Count the lines that hold the string "draw". Reply with the number alone.

[Start of SOURCE MATERIAL]

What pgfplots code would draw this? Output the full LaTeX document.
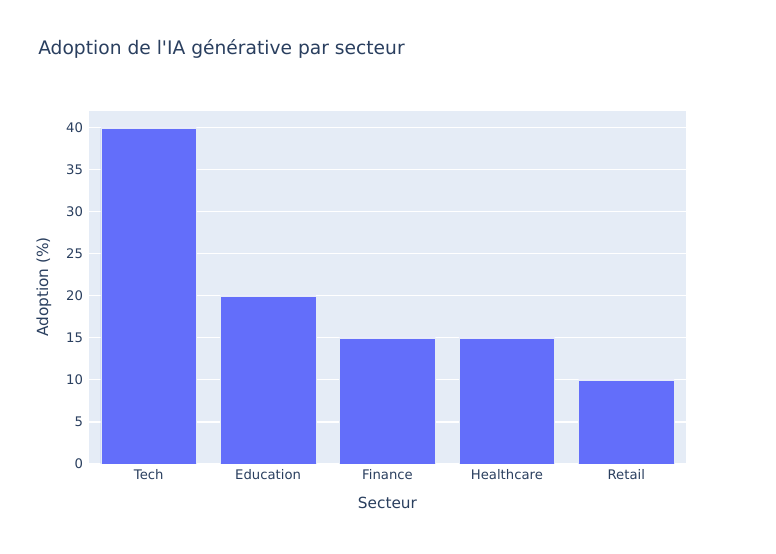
\documentclass[border=0pt]{standalone}
\usepackage{fontspec}
\setmainfont{DejaVu Sans}
\newfontfamily\djv{DejaVu Sans}
\usepackage{pgfplots}
\pgfplotsset{compat=1.18}
\definecolor{plotbg}{HTML}{E5ECF6}
\definecolor{barblue}{HTML}{636EFA}
\definecolor{txt}{HTML}{2A3F5F}
\begin{document}
\begin{tikzpicture}
\path[use as bounding box, fill=white] (0,0) rectangle (582pt,415.5pt);
\begin{axis}[
  at={(66.75pt,67.5pt)}, anchor=south west,
  scale only axis, width=447.75pt, height=264.75pt,
  axis background/.style={fill=plotbg},
  axis line style={draw=none},
  tick style={draw=none},
  ymin=0, ymax=42,
  xmin=-0.5, xmax=4.5,
  ytick={0,5,...,40},
  xtick=data,
  xticklabels={Tech,Education,Finance,Healthcare,Retail},
  ymajorgrids, grid style={white, line width=0.8pt},
  ticklabel style={font=\djv\fontsize{9.9}{12}\selectfont, text=txt},
  /pgf/number format/assume math mode=true,
  yticklabel style={xshift=-1pt},
  xticklabel style={yshift=-0.5pt},
]
\addplot[ybar, bar width=0.8, fill=barblue, draw=plotbg, line width=0.4pt] coordinates {
  (0,40) (1,20) (2,15) (3,15) (4,10)
};
\end{axis}
\node[anchor=west, inner sep=0pt, text=txt, font=\djv\fontsize{14}{17}\selectfont] at (28.5pt,379pt) {Adoption de l'IA générative par secteur};
\node[text=txt, font=\djv\fontsize{11.5}{14}\selectfont] at (290.6pt,38.25pt) {Secteur};
\node[text=txt, font=\djv\fontsize{11.5}{14}\selectfont, rotate=90] at (33pt,200.25pt) {Adoption (\%)};
\end{tikzpicture}
\end{document}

[End of SOURCE MATERIAL]

> [FINISHED EXERCISE] 4